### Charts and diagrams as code
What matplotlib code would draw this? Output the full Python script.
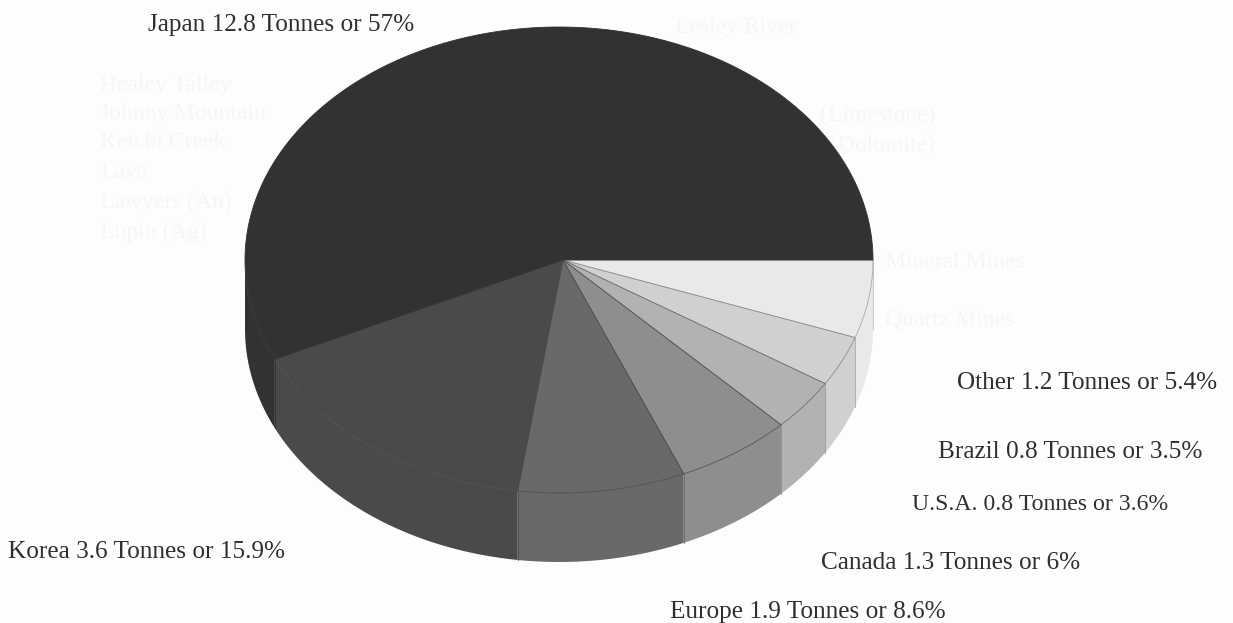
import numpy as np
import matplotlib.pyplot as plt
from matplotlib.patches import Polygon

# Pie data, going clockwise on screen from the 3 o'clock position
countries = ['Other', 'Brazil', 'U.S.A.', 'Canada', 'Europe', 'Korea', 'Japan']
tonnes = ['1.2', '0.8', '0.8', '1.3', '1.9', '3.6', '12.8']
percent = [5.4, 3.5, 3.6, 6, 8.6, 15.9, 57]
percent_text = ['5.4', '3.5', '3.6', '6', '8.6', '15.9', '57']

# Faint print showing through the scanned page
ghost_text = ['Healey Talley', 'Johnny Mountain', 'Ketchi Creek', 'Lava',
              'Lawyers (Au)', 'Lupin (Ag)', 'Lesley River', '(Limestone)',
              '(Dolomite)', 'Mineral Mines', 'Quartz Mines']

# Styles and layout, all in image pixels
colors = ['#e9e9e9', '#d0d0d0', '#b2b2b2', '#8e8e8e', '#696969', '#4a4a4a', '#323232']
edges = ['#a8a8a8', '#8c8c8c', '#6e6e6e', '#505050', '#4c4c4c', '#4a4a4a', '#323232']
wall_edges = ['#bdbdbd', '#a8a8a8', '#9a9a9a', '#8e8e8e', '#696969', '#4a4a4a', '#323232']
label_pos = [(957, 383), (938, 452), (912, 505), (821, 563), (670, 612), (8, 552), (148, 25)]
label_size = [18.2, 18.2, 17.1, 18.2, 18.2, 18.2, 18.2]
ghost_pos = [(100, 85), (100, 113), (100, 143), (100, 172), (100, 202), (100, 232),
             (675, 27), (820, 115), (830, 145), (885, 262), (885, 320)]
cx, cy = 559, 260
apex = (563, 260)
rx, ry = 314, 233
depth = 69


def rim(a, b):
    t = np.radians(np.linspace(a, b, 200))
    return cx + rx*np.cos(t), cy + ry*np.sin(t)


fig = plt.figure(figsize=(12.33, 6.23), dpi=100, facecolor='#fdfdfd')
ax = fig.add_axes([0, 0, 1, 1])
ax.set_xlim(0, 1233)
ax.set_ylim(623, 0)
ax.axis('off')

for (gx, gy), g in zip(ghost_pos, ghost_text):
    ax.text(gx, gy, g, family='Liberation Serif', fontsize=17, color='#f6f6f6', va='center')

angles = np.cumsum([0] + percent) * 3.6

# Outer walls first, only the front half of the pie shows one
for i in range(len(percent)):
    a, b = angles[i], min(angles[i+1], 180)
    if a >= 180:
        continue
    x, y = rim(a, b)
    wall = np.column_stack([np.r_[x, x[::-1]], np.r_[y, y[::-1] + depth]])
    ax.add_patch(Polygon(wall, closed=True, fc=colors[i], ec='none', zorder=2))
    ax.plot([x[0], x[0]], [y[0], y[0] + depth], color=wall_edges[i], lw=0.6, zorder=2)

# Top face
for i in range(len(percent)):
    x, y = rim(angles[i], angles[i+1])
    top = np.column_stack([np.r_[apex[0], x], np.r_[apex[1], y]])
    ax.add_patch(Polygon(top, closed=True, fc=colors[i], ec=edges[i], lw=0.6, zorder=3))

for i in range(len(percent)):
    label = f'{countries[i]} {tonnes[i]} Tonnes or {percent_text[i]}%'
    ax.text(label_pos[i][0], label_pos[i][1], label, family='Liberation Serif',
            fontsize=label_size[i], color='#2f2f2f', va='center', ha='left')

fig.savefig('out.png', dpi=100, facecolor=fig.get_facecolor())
* * *
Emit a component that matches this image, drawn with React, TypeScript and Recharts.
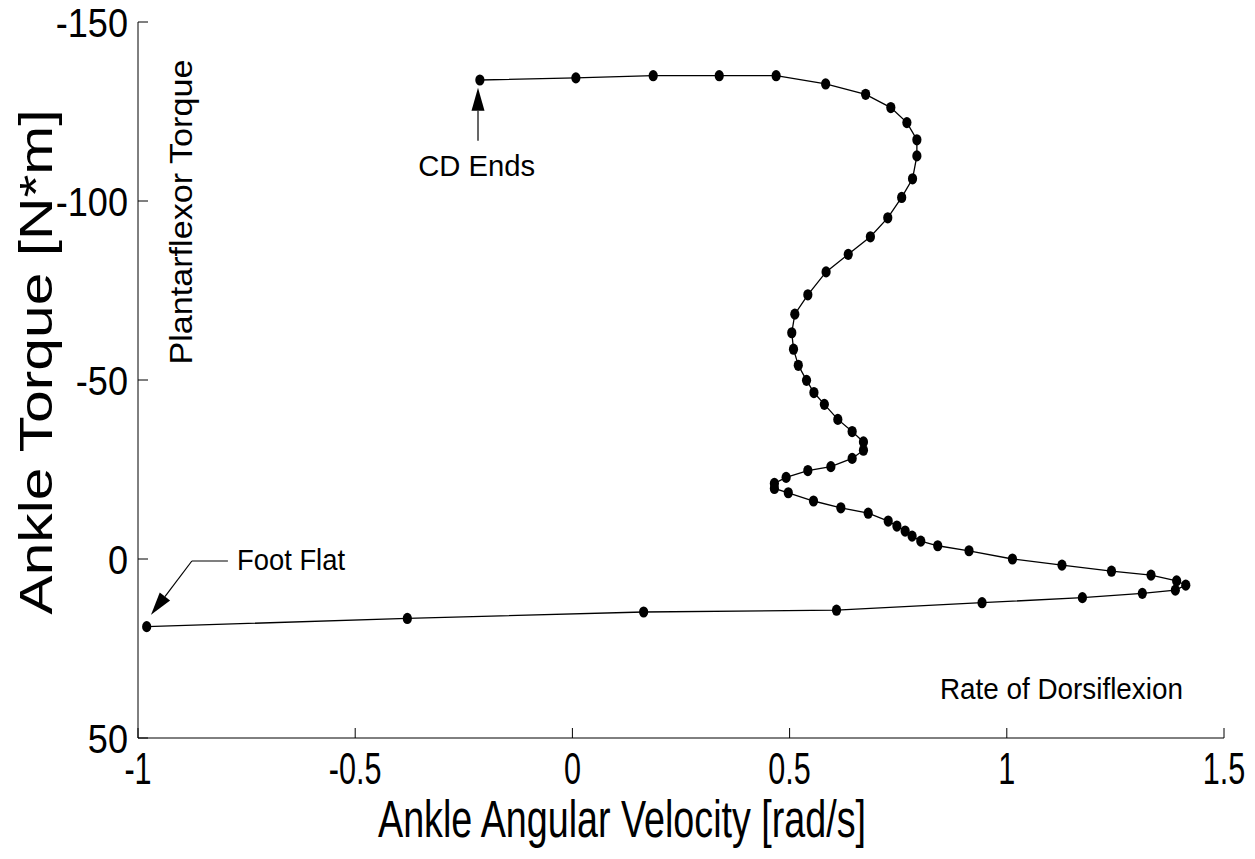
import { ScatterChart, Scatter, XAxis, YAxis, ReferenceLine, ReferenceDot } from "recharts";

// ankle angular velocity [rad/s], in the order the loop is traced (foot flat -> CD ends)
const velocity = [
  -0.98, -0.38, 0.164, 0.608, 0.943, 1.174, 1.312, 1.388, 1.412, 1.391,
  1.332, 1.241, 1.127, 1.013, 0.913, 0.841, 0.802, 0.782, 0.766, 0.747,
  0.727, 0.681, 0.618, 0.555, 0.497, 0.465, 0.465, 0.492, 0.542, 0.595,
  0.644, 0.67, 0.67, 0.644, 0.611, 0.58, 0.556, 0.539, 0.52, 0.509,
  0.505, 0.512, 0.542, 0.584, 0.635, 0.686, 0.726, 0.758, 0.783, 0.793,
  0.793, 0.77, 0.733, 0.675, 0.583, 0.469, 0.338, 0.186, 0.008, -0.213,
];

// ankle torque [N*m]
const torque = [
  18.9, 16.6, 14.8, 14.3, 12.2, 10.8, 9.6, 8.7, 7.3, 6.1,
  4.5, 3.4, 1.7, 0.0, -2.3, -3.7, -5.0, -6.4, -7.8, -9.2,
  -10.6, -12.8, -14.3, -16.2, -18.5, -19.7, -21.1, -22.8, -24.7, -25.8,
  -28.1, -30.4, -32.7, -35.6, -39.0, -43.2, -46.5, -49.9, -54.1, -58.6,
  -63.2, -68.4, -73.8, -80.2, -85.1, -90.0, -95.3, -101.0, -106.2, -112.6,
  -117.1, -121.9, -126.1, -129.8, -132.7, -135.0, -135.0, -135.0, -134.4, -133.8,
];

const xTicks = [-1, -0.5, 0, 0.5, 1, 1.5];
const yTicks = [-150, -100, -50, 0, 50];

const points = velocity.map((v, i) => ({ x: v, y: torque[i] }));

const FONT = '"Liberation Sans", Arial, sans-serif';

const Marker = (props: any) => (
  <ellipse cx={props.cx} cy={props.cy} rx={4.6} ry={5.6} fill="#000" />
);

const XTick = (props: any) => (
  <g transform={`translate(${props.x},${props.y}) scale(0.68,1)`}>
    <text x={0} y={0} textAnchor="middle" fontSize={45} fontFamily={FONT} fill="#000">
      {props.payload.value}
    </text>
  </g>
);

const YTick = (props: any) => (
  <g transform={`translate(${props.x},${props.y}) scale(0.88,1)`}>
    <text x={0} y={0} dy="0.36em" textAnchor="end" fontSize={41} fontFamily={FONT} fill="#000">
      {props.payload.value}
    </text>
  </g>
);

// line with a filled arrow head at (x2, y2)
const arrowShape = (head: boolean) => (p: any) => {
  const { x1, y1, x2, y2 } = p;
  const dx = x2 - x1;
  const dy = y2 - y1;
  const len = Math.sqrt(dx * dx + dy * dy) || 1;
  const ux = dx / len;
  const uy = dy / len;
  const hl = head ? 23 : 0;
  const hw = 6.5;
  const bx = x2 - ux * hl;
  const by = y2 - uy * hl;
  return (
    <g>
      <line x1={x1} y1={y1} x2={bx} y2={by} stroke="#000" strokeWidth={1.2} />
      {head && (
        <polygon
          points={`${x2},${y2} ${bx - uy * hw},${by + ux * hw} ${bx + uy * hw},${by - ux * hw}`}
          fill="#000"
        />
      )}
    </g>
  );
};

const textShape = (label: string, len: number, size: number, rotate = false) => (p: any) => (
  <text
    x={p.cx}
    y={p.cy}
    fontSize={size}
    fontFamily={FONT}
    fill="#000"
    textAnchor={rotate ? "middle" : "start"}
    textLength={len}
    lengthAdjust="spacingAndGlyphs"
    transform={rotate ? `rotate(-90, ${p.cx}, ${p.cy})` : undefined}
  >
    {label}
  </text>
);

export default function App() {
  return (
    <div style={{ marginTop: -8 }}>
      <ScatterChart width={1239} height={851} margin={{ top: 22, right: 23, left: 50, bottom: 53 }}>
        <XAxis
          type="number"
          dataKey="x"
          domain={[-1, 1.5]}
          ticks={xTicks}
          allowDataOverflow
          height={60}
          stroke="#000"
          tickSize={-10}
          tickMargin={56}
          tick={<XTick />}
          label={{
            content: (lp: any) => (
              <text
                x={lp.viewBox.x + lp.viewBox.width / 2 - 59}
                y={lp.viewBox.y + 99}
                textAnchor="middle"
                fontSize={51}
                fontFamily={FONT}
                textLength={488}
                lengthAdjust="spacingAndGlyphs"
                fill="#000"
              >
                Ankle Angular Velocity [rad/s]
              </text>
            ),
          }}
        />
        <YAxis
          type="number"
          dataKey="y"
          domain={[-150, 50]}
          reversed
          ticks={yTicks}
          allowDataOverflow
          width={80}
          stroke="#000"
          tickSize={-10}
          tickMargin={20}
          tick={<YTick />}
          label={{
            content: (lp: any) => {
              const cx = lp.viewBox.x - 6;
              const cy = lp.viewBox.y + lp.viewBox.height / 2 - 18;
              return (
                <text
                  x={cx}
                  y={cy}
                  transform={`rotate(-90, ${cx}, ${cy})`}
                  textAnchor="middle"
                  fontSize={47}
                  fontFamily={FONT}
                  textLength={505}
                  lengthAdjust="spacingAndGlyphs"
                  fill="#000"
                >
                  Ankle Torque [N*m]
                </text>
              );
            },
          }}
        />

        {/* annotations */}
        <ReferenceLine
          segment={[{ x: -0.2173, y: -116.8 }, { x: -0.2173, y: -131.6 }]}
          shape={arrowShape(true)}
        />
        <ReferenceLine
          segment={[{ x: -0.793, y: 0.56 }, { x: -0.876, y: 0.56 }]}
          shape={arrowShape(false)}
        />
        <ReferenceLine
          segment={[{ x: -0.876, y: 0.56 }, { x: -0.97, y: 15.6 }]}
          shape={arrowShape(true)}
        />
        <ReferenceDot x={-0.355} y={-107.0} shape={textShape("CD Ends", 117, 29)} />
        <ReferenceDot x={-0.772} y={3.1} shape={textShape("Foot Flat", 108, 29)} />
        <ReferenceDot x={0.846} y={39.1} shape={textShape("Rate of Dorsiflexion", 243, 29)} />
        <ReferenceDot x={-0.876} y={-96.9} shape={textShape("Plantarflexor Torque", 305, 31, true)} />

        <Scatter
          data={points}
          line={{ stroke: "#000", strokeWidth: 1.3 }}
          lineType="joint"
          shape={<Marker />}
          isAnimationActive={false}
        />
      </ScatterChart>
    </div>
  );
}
* * *
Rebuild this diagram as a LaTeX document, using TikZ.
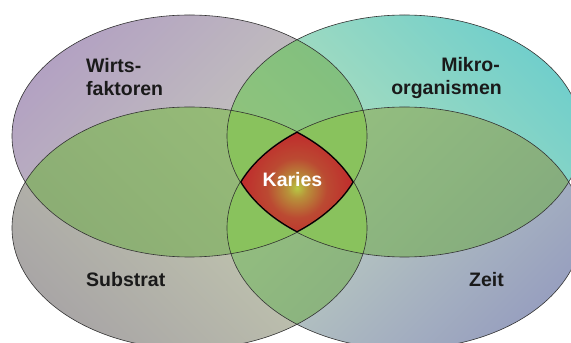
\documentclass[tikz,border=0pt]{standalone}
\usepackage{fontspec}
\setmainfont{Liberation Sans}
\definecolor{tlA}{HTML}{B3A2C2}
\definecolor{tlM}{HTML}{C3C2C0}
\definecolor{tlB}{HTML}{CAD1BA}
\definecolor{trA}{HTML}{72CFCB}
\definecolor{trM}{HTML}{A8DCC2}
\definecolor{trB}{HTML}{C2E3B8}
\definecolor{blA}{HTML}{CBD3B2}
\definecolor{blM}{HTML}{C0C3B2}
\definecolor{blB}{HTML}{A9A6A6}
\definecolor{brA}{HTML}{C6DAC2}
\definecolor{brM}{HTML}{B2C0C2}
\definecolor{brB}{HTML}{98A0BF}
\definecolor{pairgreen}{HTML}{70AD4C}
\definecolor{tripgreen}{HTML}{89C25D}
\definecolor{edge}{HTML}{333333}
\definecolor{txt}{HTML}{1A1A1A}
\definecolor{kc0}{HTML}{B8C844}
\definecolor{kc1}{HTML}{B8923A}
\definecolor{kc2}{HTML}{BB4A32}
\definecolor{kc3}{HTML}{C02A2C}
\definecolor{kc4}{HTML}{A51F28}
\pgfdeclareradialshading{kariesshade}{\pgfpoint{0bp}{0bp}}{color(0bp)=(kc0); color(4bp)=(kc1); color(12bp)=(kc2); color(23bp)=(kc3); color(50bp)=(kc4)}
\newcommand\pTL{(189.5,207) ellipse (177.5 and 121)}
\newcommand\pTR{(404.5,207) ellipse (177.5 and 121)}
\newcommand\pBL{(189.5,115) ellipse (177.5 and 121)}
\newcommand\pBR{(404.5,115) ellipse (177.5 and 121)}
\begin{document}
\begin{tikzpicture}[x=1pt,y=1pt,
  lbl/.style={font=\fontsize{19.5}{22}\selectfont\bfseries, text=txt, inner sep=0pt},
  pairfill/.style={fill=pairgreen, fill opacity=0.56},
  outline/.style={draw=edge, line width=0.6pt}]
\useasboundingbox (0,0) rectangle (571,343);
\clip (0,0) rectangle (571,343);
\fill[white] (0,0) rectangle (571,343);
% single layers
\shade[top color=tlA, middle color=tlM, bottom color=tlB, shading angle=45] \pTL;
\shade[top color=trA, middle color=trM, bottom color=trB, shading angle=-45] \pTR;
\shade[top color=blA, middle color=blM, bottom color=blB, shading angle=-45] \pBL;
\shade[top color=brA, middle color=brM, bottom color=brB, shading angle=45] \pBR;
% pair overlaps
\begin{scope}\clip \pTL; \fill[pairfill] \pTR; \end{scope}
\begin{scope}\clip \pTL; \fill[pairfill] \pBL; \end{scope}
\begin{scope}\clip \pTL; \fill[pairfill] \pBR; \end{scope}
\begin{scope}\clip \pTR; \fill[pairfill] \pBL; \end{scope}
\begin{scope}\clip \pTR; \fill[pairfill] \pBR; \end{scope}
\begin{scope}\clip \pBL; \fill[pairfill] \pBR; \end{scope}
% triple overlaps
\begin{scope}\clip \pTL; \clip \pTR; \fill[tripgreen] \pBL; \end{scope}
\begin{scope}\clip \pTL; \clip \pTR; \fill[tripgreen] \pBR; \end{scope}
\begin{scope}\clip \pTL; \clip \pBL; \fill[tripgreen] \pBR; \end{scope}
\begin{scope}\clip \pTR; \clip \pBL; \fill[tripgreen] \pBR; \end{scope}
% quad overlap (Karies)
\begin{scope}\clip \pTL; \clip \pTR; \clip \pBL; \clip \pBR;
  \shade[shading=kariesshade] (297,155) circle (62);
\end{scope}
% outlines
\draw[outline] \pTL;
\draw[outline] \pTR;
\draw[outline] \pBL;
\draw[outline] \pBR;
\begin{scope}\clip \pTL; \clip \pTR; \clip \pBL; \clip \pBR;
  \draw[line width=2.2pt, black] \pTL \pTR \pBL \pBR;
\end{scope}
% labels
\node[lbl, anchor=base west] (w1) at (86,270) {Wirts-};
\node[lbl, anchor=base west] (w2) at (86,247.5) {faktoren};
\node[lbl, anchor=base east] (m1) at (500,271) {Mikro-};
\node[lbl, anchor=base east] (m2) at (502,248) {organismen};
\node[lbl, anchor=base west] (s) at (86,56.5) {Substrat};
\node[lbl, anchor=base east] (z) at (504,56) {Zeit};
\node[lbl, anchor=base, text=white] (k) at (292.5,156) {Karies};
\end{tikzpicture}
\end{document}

### TASK INSTRUCTIONS
Reproduce exactly the section that begins with the line containing "Emit a component" and ends with the line containing "YAxis, ReferenceLine, ReferenceDot". Both boundary lines belong in the copy, but pictures do not.

### REPLY TO THE TASK
Emit a component that matches this image, drawn with React, TypeScript and Recharts.
import { ScatterChart, Scatter, XAxis, YAxis, ReferenceLine, ReferenceDot } from "recharts";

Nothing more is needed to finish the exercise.